Several projects pushed the envelope of mass timber towers up past 20 stories.

Proponents of wood towers got some good news from San Diego this month when a 10-story test tower made out of wood withstood a test that addresses a major concern on the West Coast: a simulated earthquake.

At a unique outdoor test site in Scripps Ranch, UC San Diego has built a test pad that can mimic the impact of some of the worst earthquakes ever recorded—those with epicenters closest to the surface—by shaking whatever structure is built on it.

In a recent test, a 10-story tower primarily made out of cross-laminated timber withstood a simulated 7.7-magnitude earthquake, affirming a belief by engineers who design wood towers that these structures can be safely used as residential or office buildings, the San Diego Union-Tribune reported.

The experiment was led by the Colorado School of Mines (CSM), which is a regular user of what they call the “shake table” at Scripps Ranch, the report said.

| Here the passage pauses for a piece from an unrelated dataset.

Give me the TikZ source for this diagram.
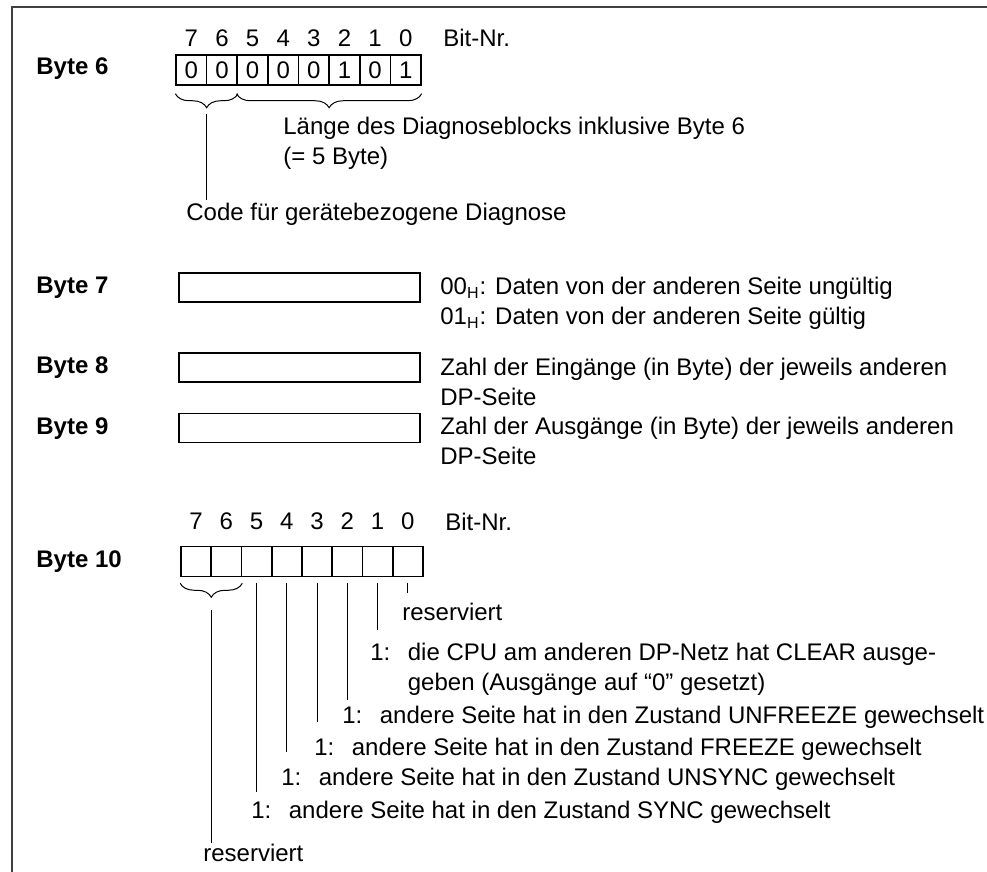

The CSM engineers monitoring the test at the UC San Diego test pad, said the building did not appear to suffer any structural damage during the shaking, which in a video of the test shows the tower swaying.

To put this in perspective, the engineers said the shake given to the wooden tower replicated an earthquake that killed more than 2,000 people and destroyed 10,000 buildings in Taiwan in 1999. The 10-story test building was the tallest structure to date to be tested by a shake of that magnitude.

The test team also tested the wooden tower with a simulation of the Northridge earthquake in Southern California, a 6.7-magnitude shake that killed 60 people and caused $13B in property damage in 1994.

“The building performed exactly like we expected,” Shiling Pei, a CSM engineer and the project’s co-director, told the Union-Tribune. “The building should go back to plumb. We designed everything to be elastic like a spring or a rubber band. You can stretch it but it will come back.”

Pei estimated that the top of the test building moved 1 to 2 feet on each side during the most intense shaking.

A 25-story building known as The Ascent, which was completed last year in Milwaukee, is the tallest mass timber structure in the world to date.

The 493K SF, 259-unit residential tower in Milwaukee’s East Town neighborhood offers spectacular views of Lake Michigan, a pool on the sixth floor and a top floor amenity level.

Before The Ascent was constructed, the developers worked with the USDA’s Forest Products Laboratory to complete the world’s first three-hour column fire testing program for glulam columns.

The mass timber residential floors in The Ascent are constructed above five levels of concrete parking garage. A system of glue-laminated timber (glulam) beams and columns support cross-laminated timber (CLT) floors. Two concrete cores provide lateral stability.

According to the architects, an efficient system of post-tensioned concrete beams transfer loads from the timber residential floors to the concrete garage structure below. The superstructure is supported on concrete-filled steel pipe piles—the highest-capacity piles yet built in Wisconsin.

The use of sustainable mass timber allowed The Ascent to exceed Milwaukee’s energy conservation code requirements.